(Plotting code records)
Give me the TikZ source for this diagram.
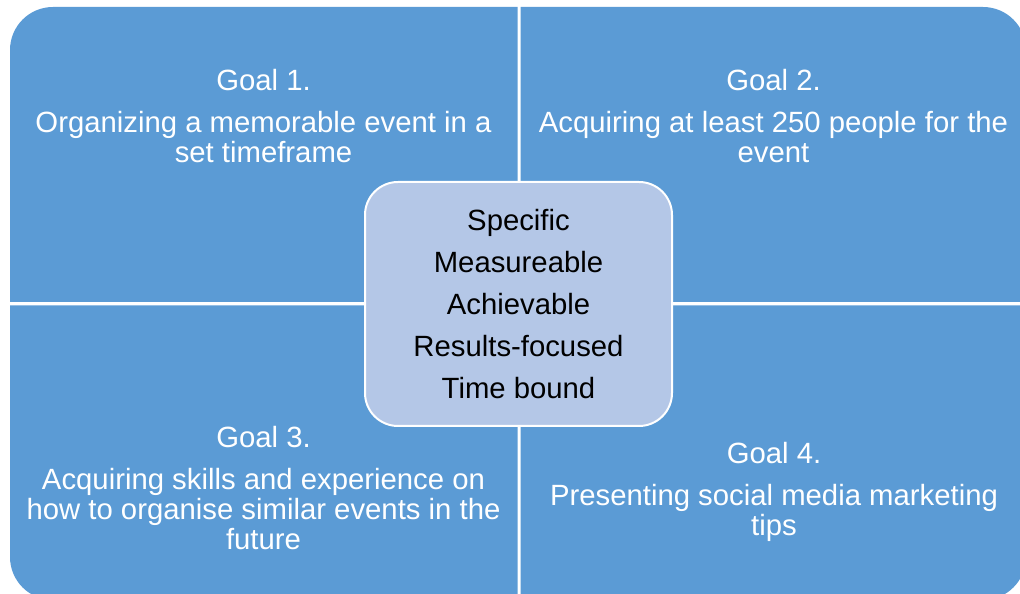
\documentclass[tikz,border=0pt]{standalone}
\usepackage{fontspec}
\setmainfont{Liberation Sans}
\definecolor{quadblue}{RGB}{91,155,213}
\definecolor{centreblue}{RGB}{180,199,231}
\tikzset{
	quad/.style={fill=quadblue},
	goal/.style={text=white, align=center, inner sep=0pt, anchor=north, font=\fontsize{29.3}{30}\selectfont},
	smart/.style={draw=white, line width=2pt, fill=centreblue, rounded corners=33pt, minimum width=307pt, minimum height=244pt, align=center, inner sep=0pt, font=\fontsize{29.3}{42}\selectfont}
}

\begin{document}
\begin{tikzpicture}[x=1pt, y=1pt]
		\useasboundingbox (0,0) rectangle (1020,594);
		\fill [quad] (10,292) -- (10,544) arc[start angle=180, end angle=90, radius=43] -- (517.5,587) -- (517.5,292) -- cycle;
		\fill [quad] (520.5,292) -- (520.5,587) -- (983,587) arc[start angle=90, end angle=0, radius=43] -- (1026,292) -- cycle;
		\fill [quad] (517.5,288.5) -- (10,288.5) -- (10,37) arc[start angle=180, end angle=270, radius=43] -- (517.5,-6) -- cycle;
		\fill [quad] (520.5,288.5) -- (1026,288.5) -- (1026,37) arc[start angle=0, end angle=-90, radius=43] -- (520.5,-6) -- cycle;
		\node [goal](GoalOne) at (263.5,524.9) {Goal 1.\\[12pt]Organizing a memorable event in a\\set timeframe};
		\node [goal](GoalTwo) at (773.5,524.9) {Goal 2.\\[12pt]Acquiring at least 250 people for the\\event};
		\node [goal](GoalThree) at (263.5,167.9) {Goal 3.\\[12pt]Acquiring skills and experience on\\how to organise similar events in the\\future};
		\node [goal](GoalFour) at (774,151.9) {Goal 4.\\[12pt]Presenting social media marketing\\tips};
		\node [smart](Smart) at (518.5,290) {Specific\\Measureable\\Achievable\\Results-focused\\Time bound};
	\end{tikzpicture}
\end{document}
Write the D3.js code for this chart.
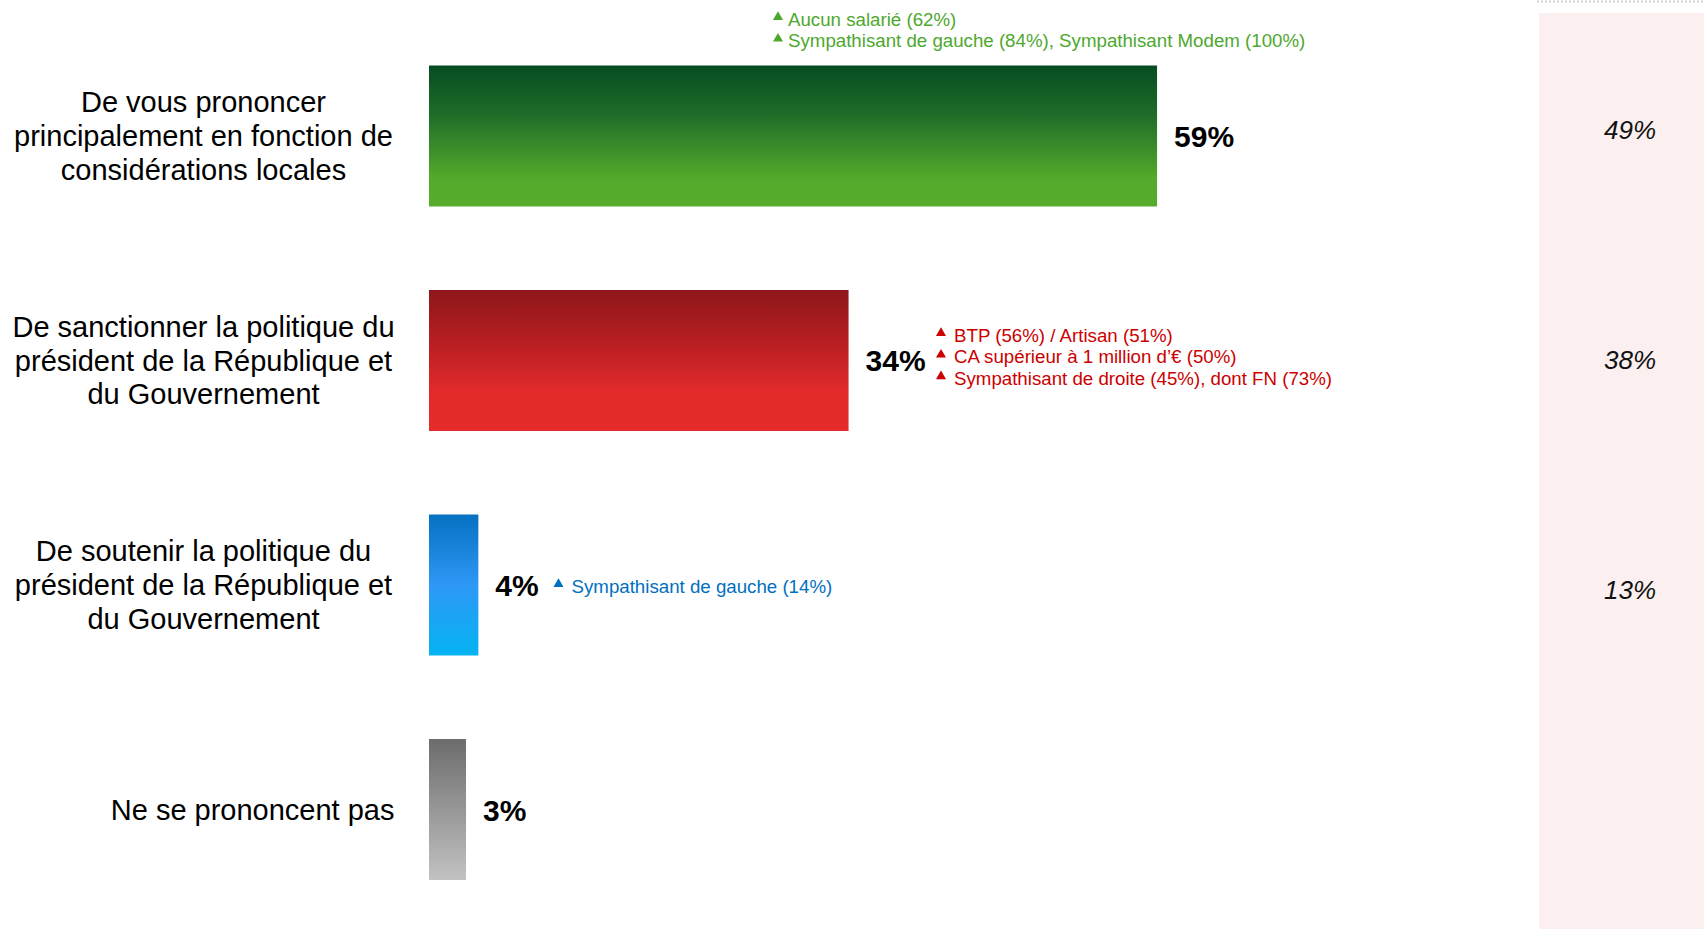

**Exercise**
Transcribe each entry above exactly, apart from the pictures.

**Answer to this problem**
Give me the TikZ source for this diagram.
\documentclass[tikz,border=0pt]{standalone}
\usepackage{fontspec}
\setmainfont{Liberation Sans}
\definecolor{quadblue}{RGB}{91,155,213}
\definecolor{centreblue}{RGB}{180,199,231}
\tikzset{
	quad/.style={fill=quadblue},
	goal/.style={text=white, align=center, inner sep=0pt, anchor=north, font=\fontsize{29.3}{30}\selectfont},
	smart/.style={draw=white, line width=2pt, fill=centreblue, rounded corners=33pt, minimum width=307pt, minimum height=244pt, align=center, inner sep=0pt, font=\fontsize{29.3}{42}\selectfont}
}

\begin{document}
\begin{tikzpicture}[x=1pt, y=1pt]
		\useasboundingbox (0,0) rectangle (1020,594);
		\fill [quad] (10,292) -- (10,544) arc[start angle=180, end angle=90, radius=43] -- (517.5,587) -- (517.5,292) -- cycle;
		\fill [quad] (520.5,292) -- (520.5,587) -- (983,587) arc[start angle=90, end angle=0, radius=43] -- (1026,292) -- cycle;
		\fill [quad] (517.5,288.5) -- (10,288.5) -- (10,37) arc[start angle=180, end angle=270, radius=43] -- (517.5,-6) -- cycle;
		\fill [quad] (520.5,288.5) -- (1026,288.5) -- (1026,37) arc[start angle=0, end angle=-90, radius=43] -- (520.5,-6) -- cycle;
		\node [goal](GoalOne) at (263.5,524.9) {Goal 1.\\[12pt]Organizing a memorable event in a\\set timeframe};
		\node [goal](GoalTwo) at (773.5,524.9) {Goal 2.\\[12pt]Acquiring at least 250 people for the\\event};
		\node [goal](GoalThree) at (263.5,167.9) {Goal 3.\\[12pt]Acquiring skills and experience on\\how to organise similar events in the\\future};
		\node [goal](GoalFour) at (774,151.9) {Goal 4.\\[12pt]Presenting social media marketing\\tips};
		\node [smart](Smart) at (518.5,290) {Specific\\Measureable\\Achievable\\Results-focused\\Time bound};
	\end{tikzpicture}
\end{document}
Write the D3.js code for this chart.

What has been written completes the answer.